I had originally jumped from MFC and C++ to Java precisely because with Java I felt like I had discovered in regards to things like network programming: “Hey, it doesn’t have to be as painful as they said.” Last year, I had that seem feeling with C# and .NET versus J2EE: here you have this new language and framework that seems to make enterprise-level development easier and the main thing keeping you in J2EE is the assertion that “it has to be this painful.” Well, I’ve been working in .NET on a daily basis for more than a year now and my conclusion is that it’s at least as good as J2EE in every aspect and better in most.

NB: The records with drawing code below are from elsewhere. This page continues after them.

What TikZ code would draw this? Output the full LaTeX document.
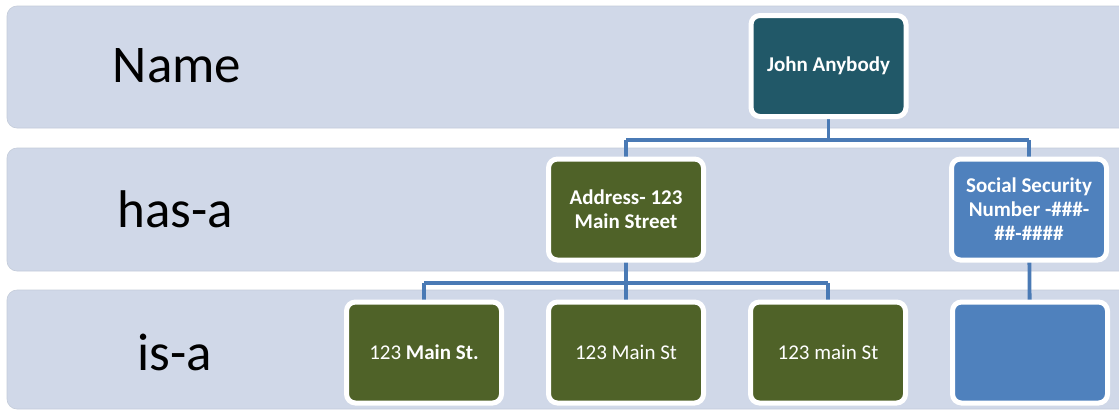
\documentclass[tikz,border=0pt]{standalone}
\usepackage{fontspec}
\setmainfont{Carlito}
\definecolor{bandfill}{HTML}{D0D8E8}
\definecolor{bandline}{HTML}{C4CCDA}
\definecolor{teal}{HTML}{215868}
\definecolor{olive}{HTML}{4F6228}
\definecolor{steel}{HTML}{4F81BD}
\definecolor{conn}{HTML}{4A7AB5}
\begin{document}
\begin{tikzpicture}[x=1pt,y=-1pt,
  band/.style={fill=bandfill,draw=bandline,line width=0.6pt,rounded corners=10pt},
  bandlabel/.style={font=\fontsize{53}{60}\selectfont,text=black},
  box/.style={draw=white,line width=5pt,rounded corners=9pt,minimum width=155pt,minimum height=101pt,
    text=white,align=center,font=\fontsize{21}{24}\selectfont,inner sep=2pt},
  link/.style={draw=conn,line width=3.8pt}]
\useasboundingbox (0,0) rectangle (1119,410);
\fill[white] (0,0) rectangle (1119,410);
% bands
\path[band] (7,6) rectangle (1135,128);
\path[band] (7,148) rectangle (1135,271);
\path[band] (7,290) rectangle (1135,409);
\node[bandlabel] (lname) at (177,66) {Name};
\node[bandlabel] (lhas) at (175,209) {has-a};
\node[bandlabel] (lis) at (175,352) {is-a};
% connector junctions
\coordinate (j1) at (828.5,140);
\coordinate (j2) at (626,283);
% node positions
\coordinate (pJ) at (828.5,66);
\coordinate (pA) at (626,209.5);
\coordinate (pS) at (1029,209.5);
\coordinate (p1) at (424,352.5);
\coordinate (p2) at (626,352.5);
\coordinate (p3) at (828,352.5);
\coordinate (p4) at (1030,352.5);
% connectors drawn first (behind boxes)
\draw[link] (pJ) -- (j1);
\draw[link] (pA |- j1) -- (pS |- j1);
\draw[link] (pA |- j1) -- (pA);
\draw[link] (pS |- j1) -- (pS);
\draw[link] (pA) -- (j2);
\draw[link] (p1 |- j2) -- (p3 |- j2);
\draw[link] (p1 |- j2) -- (p1);
\draw[link] (p2 |- j2) -- (p2);
\draw[link] (p3 |- j2) -- (p3);
\draw[link] (pS) -- (p4);
% boxes
\node[box,fill=teal] (john) at (pJ) {\bfseries John Anybody};
\node[box,fill=olive] (addr) at (pA) {\bfseries Address- 123\\\bfseries Main Street};
\node[box,fill=steel] (ssn) at (pS) {\bfseries Social Security\\\bfseries Number -\#\#\#-\\\bfseries \#\#-\#\#\#\#};
\node[box,fill=olive] (s1) at (p1) {123 \textbf{Main St.}};
\node[box,fill=olive] (s2) at (p2) {123 Main St};
\node[box,fill=olive] (s3) at (p3) {123 main St};
\node[box,fill=steel] (s4) at (p4) {};
\end{tikzpicture}
\end{document}
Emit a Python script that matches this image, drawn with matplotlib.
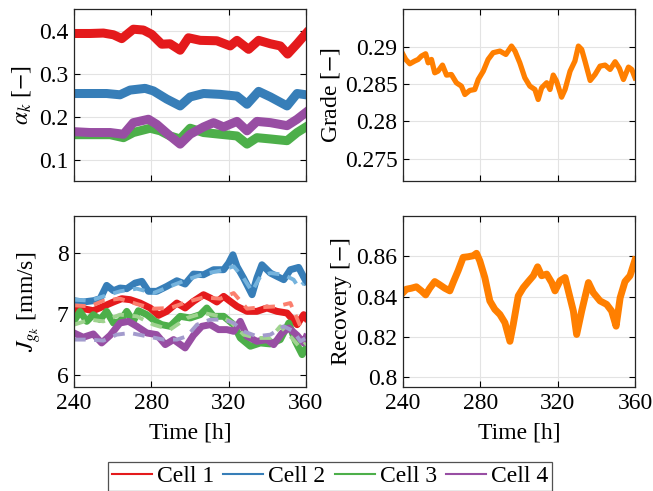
import numpy as np
import matplotlib
matplotlib.use("Agg")
import matplotlib.pyplot as plt

plt.rcParams['font.family'] = ['Liberation Serif', 'DejaVu Serif']
plt.rcParams['mathtext.fontset'] = 'stix'
plt.rcParams['font.size'] = 17

# couleurs des cellules
col_cell = ['#e41a1c', '#377eb8', '#4daf4a', '#984ea3']
col_ref = ['#fb7f6e', '#75b3dd', '#9fd38f', '#a39bcd']
col_orange = '#ff7f00'
noms = ['Cell 1', 'Cell 2', 'Cell 3', 'Cell 4']

# alpha_k des 4 cellules
t_a1 = [240, 248.3, 255.2, 260.4, 264.7, 270.7, 275.9, 280.2, 285.4, 289.7, 294.9, 299.2,
        305.3, 313.9, 320.8, 324.3, 330.3, 335.5, 341.6, 346.7, 350.5, 355.4, 360]
a1 = [0.394, 0.394, 0.395, 0.391, 0.382, 0.404, 0.402, 0.392, 0.369, 0.370, 0.355, 0.384,
      0.378, 0.377, 0.365, 0.378, 0.357, 0.378, 0.370, 0.365, 0.346, 0.370, 0.394]
t_a2 = [240, 248.3, 256.9, 263.8, 269.0, 276.8, 281.1, 288.0, 294.9, 300.1, 307.0, 315.6,
        324.3, 329.5, 335.5, 341.6, 350.2, 355.4, 360]
a2 = [0.254, 0.254, 0.254, 0.251, 0.262, 0.266, 0.260, 0.241, 0.225, 0.246, 0.254, 0.252,
      0.248, 0.229, 0.259, 0.246, 0.225, 0.254, 0.251]
t_a3 = [240, 248.3, 258.7, 265.6, 270.7, 279.4, 284.6, 289.7, 294.9, 300.1, 307.0, 315.6,
        324.3, 329.5, 334.6, 341.6, 350.2, 355.4, 360]
a3 = [0.158, 0.158, 0.158, 0.151, 0.163, 0.173, 0.167, 0.155, 0.148, 0.173, 0.163, 0.159,
      0.155, 0.136, 0.151, 0.148, 0.144, 0.163, 0.176]
t_a4 = [240, 248.3, 258.7, 265.6, 270.7, 278.5, 282.8, 289.7, 294.9, 300.1, 307.0, 312.2,
        317.4, 324.3, 329.5, 334.6, 341.6, 350.2, 355.4, 360]
a4 = [0.165, 0.163, 0.163, 0.159, 0.186, 0.194, 0.182, 0.155, 0.136, 0.159, 0.176, 0.186,
      0.176, 0.189, 0.167, 0.189, 0.186, 0.179, 0.194, 0.210]

# Jg mesures
t_j1 = [240, 244.8, 250.0, 255.2, 260.4, 264.7, 269.0, 274.2, 279.4, 283.7, 288.0, 293.2,
        297.5, 301.8, 307.0, 310.5, 313.9, 317.4, 320.8, 324.3, 329.5, 334.6, 339.8, 345.0,
        350.2, 355.4, 358.8, 360]
j1 = [7.071, 7.087, 7.054, 7.125, 7.196, 7.25, 7.234, 7.179, 7.098, 6.978, 7.043, 7.179,
      7.098, 7.207, 7.315, 7.261, 7.196, 7.288, 7.207, 7.125, 7.043, 7.043, 7.098, 7.043,
      7.016, 6.826, 6.989, 6.935]
t_j2 = [240, 244.8, 250.0, 253.5, 256.9, 260.4, 263.8, 267.3, 271.6, 275.1, 278.5, 282.8,
        288.0, 293.2, 297.5, 301.8, 307.0, 312.2, 317.4, 320.0, 322.2, 324.3, 327.7, 332.1,
        334.6, 337.2, 341.6, 345.0, 348.5, 351.9, 356.2, 360]
j2 = [7.217, 7.196, 7.217, 7.25, 7.467, 7.38, 7.424, 7.413, 7.505, 7.533, 7.37, 7.37,
      7.451, 7.543, 7.489, 7.652, 7.641, 7.723, 7.723, 7.832, 7.967, 7.777, 7.587, 7.315,
      7.587, 7.804, 7.668, 7.614, 7.56, 7.723, 7.761, 7.533]
t_j3 = [240, 243.1, 246.6, 250.0, 253.5, 256.9, 260.4, 263.8, 267.3, 270.7, 273.3, 277.7,
        282.0, 285.4, 289.7, 294.9, 300.1, 305.3, 308.7, 312.2, 317.4, 322.6, 326.0, 331.2,
        336.4, 341.6, 346.7, 351.1, 354.5, 358.0, 360]
j3 = [6.88, 7.043, 6.88, 6.989, 6.908, 7.043, 6.853, 6.88, 7.043, 6.88, 7.054, 6.989,
      6.88, 6.826, 6.799, 6.962, 6.935, 6.989, 7.098, 6.962, 6.962, 6.826, 6.609, 6.473,
      6.527, 6.511, 6.582, 6.853, 6.554, 6.337, 6.446]
t_j4 = [240, 244.8, 250.0, 254.3, 258.7, 263.8, 268.2, 272.5, 277.7, 282.8, 287.2, 291.5,
        297.5, 301.8, 306.1, 310.5, 314.8, 319.1, 322.6, 326.0, 329.5, 334.6, 339.8, 343.3,
        347.6, 351.1, 355.4, 358.8, 360]
j4 = [6.69, 6.62, 6.674, 6.527, 6.652, 6.853, 6.88, 6.799, 6.69, 6.663, 6.5, 6.582,
      6.446, 6.652, 6.799, 6.826, 6.745, 6.745, 6.717, 6.88, 6.636, 6.554, 6.582, 6.5,
      6.69, 6.772, 6.652, 6.527, 6.62]

# Jg consignes (pointillés)
t_r1 = [240, 248.3, 255.2, 263.8, 272.5, 281.1, 289.7, 298.4, 307.0, 315.6, 322.6, 329.5,
        336.4, 345.0, 351.9, 357.1, 360]
r1 = [7.141, 7.125, 7.217, 7.25, 7.163, 7.087, 7.098, 7.196, 7.272, 7.25, 7.342, 7.087,
      7.109, 7.125, 7.179, 6.799, 6.88]
t_r2 = [240, 248.3, 255.2, 263.8, 272.5, 281.1, 289.7, 298.4, 307.0, 315.6, 322.6, 327.7,
        332.1, 336.4, 341.6, 348.5, 353.6, 356.2, 358.8]
r2 = [7.234, 7.217, 7.288, 7.37, 7.413, 7.342, 7.451, 7.56, 7.652, 7.707, 7.777, 7.587,
      7.37, 7.614, 7.668, 7.641, 7.56, 7.435, 7.505]
t_r3 = [240, 248.3, 255.2, 263.8, 272.5, 281.1, 289.7, 298.4, 307.0, 315.6, 320.8, 327.7,
        334.6, 341.6, 346.7, 351.9, 357.1, 360]
r3 = [6.826, 6.908, 6.88, 6.989, 6.962, 6.826, 6.745, 6.935, 7.016, 6.962, 6.88, 6.663,
      6.609, 6.609, 6.799, 6.636, 6.446, 6.527]
t_r4 = [240, 248.3, 255.2, 262.1, 269.0, 277.7, 286.3, 293.2, 298.4, 303.6, 310.5, 317.4,
        322.6, 327.7, 334.6, 341.6, 348.5, 353.6, 357.1, 360]
r4 = [6.582, 6.582, 6.565, 6.663, 6.69, 6.636, 6.582, 6.582, 6.636, 6.826, 6.908, 6.908,
      6.853, 6.717, 6.636, 6.663, 6.799, 6.717, 6.554, 6.608]

# teneur du concentré
t_grade = [240, 241.4, 243.5, 246.0, 247.8, 249.5, 251.7, 253.0, 254.7, 256.4, 258.1, 260.4,
           262.5, 265.0, 267.6, 270.2, 272.0, 274.5, 277.1, 278.9, 281.5, 284.0, 286.6, 290.1,
           293.2, 296.1, 297.9, 300.4, 303.0, 305.6, 308.2, 309.9, 311.7, 314.3, 316.0, 317.7,
           319.4, 322.0, 323.8, 326.4, 328.9, 330.7, 332.4, 334.1, 336.8, 339.3, 341.9, 344.5,
           347.1, 349.7, 351.9, 354.0, 356.6, 358.3, 360]
grade = [0.28897, 0.2883, 0.28772, 0.28808, 0.2883, 0.28875, 0.28906, 0.28785, 0.2883,
         0.28651, 0.28673, 0.28754, 0.2862, 0.28628, 0.28517, 0.28472, 0.2836, 0.28414,
         0.28427, 0.28561, 0.28673, 0.2883, 0.2892, 0.28942, 0.28897, 0.29009, 0.28942,
         0.28785, 0.28584, 0.28472, 0.28427, 0.28293, 0.2845, 0.28517, 0.28427, 0.2862,
         0.28539, 0.28324, 0.28427, 0.28673, 0.28808, 0.29009, 0.28964, 0.28808, 0.28548,
         0.28628, 0.2874, 0.28754, 0.28696, 0.28799, 0.2871, 0.28561, 0.28727, 0.28696,
         0.28584]

# récupération
t_rec = [240, 241.7, 244.3, 246.9, 249.5, 251.7, 253.8, 256.4, 259.0, 261.6, 264.2, 265.9,
         268.5, 271.1, 273.7, 276.3, 278.0, 279.7, 282.3, 284.9, 287.5, 290.1, 292.7, 295.3,
         297.0, 299.6, 302.2, 304.8, 307.4, 309.6, 311.7, 314.3, 316.9, 318.6, 321.2, 323.8,
         325.5, 328.1, 329.8, 332.4, 335.9, 338.4, 341.9, 345.3, 347.9, 350.2, 352.3, 354.8,
         357.4, 360]
rec = [0.842, 0.8437, 0.8442, 0.8449, 0.8429, 0.8409, 0.8442, 0.8475, 0.8459, 0.8442,
       0.8429, 0.847, 0.8529, 0.8595, 0.8598, 0.8603, 0.8615, 0.8578, 0.8495, 0.8379,
       0.8337, 0.8312, 0.8271, 0.8179, 0.8262, 0.8404, 0.8445, 0.8475, 0.8504, 0.8548,
       0.8504, 0.8512, 0.847, 0.8429, 0.8479, 0.8495, 0.8429, 0.8329, 0.8213, 0.8329,
       0.847, 0.842, 0.8379, 0.8362, 0.8329, 0.8254, 0.8395, 0.8475, 0.8504, 0.8582]

xticks = [240, 280, 320, 360]


def styleAxe(ax):
    ax.set_xlim(240, 360)
    ax.set_xticks(xticks)
    ax.grid(True, color='#e3e3e3', linewidth=0.8)
    ax.set_axisbelow(True)
    ax.tick_params(direction='in', top=True, right=True, length=4, width=0.8, pad=4)
    for s in ax.spines.values():
        s.set_linewidth(0.9)
        s.set_color('#262626')


fig = plt.figure(figsize=(6.53, 4.91), dpi=100)
ax1 = fig.add_axes([0.1133, 0.6314, 0.3553, 0.3493])
ax2 = fig.add_axes([0.6172, 0.6314, 0.3553, 0.3493])
ax3 = fig.add_axes([0.1133, 0.2108, 0.3553, 0.3493])
ax4 = fig.add_axes([0.6172, 0.2108, 0.3553, 0.3493])

# alpha
for t, a, c, n in zip([t_a1, t_a2, t_a3, t_a4], [a1, a2, a3, a4], col_cell, noms):
    ax1.plot(t, a, color=c, linewidth=6.5, solid_joinstyle='round', label=n)
styleAxe(ax1)
ax1.set_ylim(0.05, 0.45)
ax1.set_yticks([0.1, 0.2, 0.3, 0.4])
ax1.set_yticklabels(['0.1', '0.2', '0.3', '0.4'])
ax1.set_xticklabels([])
ax1.set_ylabel(r'$\alpha_k$ [$-$]', labelpad=4)

# grade
ax2.plot(t_grade, grade, color=col_orange, linewidth=3.8, solid_joinstyle='round')
styleAxe(ax2)
ax2.set_ylim(0.272, 0.295)
ax2.set_yticks([0.275, 0.28, 0.285, 0.29])
ax2.set_yticklabels(['0.275', '0.28', '0.285', '0.29'])
ax2.set_xticklabels([])
ax2.set_ylabel(r'Grade [$-$]', labelpad=2)

# Jg
for t, j, c in zip([t_j1, t_j2, t_j3, t_j4], [j1, j2, j3, j4], col_cell):
    ax3.plot(t, j, color=c, linewidth=5, solid_joinstyle='round')
for t, r, c in zip([t_r1, t_r2, t_r3, t_r4], [r1, r2, r3, r4], col_ref):
    ax3.plot(t, r, color=c, linewidth=2.8, linestyle=(0, (3, 2.2)))
styleAxe(ax3)
ax3.set_ylim(5.8, 8.6)
ax3.set_yticks([6, 7, 8])
ax3.set_ylabel(r'$J_{g_k}$ [mm/s]', labelpad=10)
ax3.set_xlabel('Time [h]', labelpad=6)

# recovery
ax4.plot(t_rec, rec, color=col_orange, linewidth=5, solid_joinstyle='round')
styleAxe(ax4)
ax4.set_ylim(0.795, 0.88)
ax4.set_yticks([0.8, 0.82, 0.84, 0.86])
ax4.set_yticklabels(['0.8', '0.82', '0.84', '0.86'])
ax4.set_ylabel(r'Recovery [$-$]', labelpad=2)
ax4.set_xlabel('Time [h]', labelpad=6)

leg_handles = [plt.Line2D([], [], color=c, linewidth=1.5) for c in col_cell]
leg = fig.legend(leg_handles, noms, loc='center', bbox_to_anchor=(0.5054, 0.030), ncol=4,
                 frameon=True, fancybox=False, edgecolor='#262626', handlelength=1.7,
                 handletextpad=0.2, columnspacing=0.4, borderpad=0.15, borderaxespad=0)
leg.get_frame().set_linewidth(0.9)

fig.savefig('out.png', dpi=100)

John Lam has written a cross-language “weaver” for adding aspects (as in aspect-oriented programming) into .NET languages. Aspects allow one to compose behavior based on the method signature of a target program. In that sense, they’re similar to .NET’s native attributes. The difference is that attribute behavior is restricted to programs that interpret that attribute, while aspects inject the behavior into the flow of an existing program. Thus, with attributes, programs like NUnit 2.0 can say “Which methods in this assembly are marked as test methods? Okay, call them all.” While with attributes, one can say “Generate trace output for every method call that returns an integer.” See my September 2001 review of AspectJ in Software Development (although note that I didn’t write that it was “the first aspect-oriented compiler,” which I believe is incorrect).
Just met with Ed Kaim and Melissa Hovis of Microsoft and Waggener Edstrom to discuss the .NET Compact Framework. Without violating NDA, I can say that it is my opinion that post-desktop form factors such as phone-enabled handhelds (especially with GPS or E911 location info) and tablets represent a huge market for innovative applications (the TabletPC is programmed with the full .NET Framework, but my point is that it’s essentially a post-desktop form factor). Although the .NET Compact Framework does not have everything in the .NET Base Class Library, notably some GDI+ stuff, and does not have all the capabilities of the .NET runtime (notably, COM Interop), it does not represent the same level of “downsizing” that one experiences going from Java Standard Edition to J2ME. In my experience, programming the .NET Compact Framework is very, very easy — in Thinking in C#, I have an appendix devoted to it, but half of what I say is, “This looks familiar, huh?”
In this meeting I heard something I hear a lot from vendors, though, which is that many programmers have lost their perspective on certain realities. In this case, I was told that developers complained because they could not use the ALT-TAB key combination to switch out of the PocketPC emulator; this makes perfect sense, since when you’re running in the emulator, you’re sending the ALT-TAB to the PocketPC OS, not to your desktop. And yet, programmers complained. I’ve also been seeing lately that Web Services programmers are sometimes ignoring the cost of transmitting a call over the network, which is a grave mistake.
As big a fan as I am of the precept that programmers shouldn’t be obsessed with hardware, I think it’s equally important to realize that we are bound to certain physical and market realities. While CPU and storage costs decrease at Moore’s rate or better, things like bandwidth and display capabilities are increasing at much, much lower rates. I’d submit that this creates a certain tension that, in turn, may give rise to the killer apps of the future.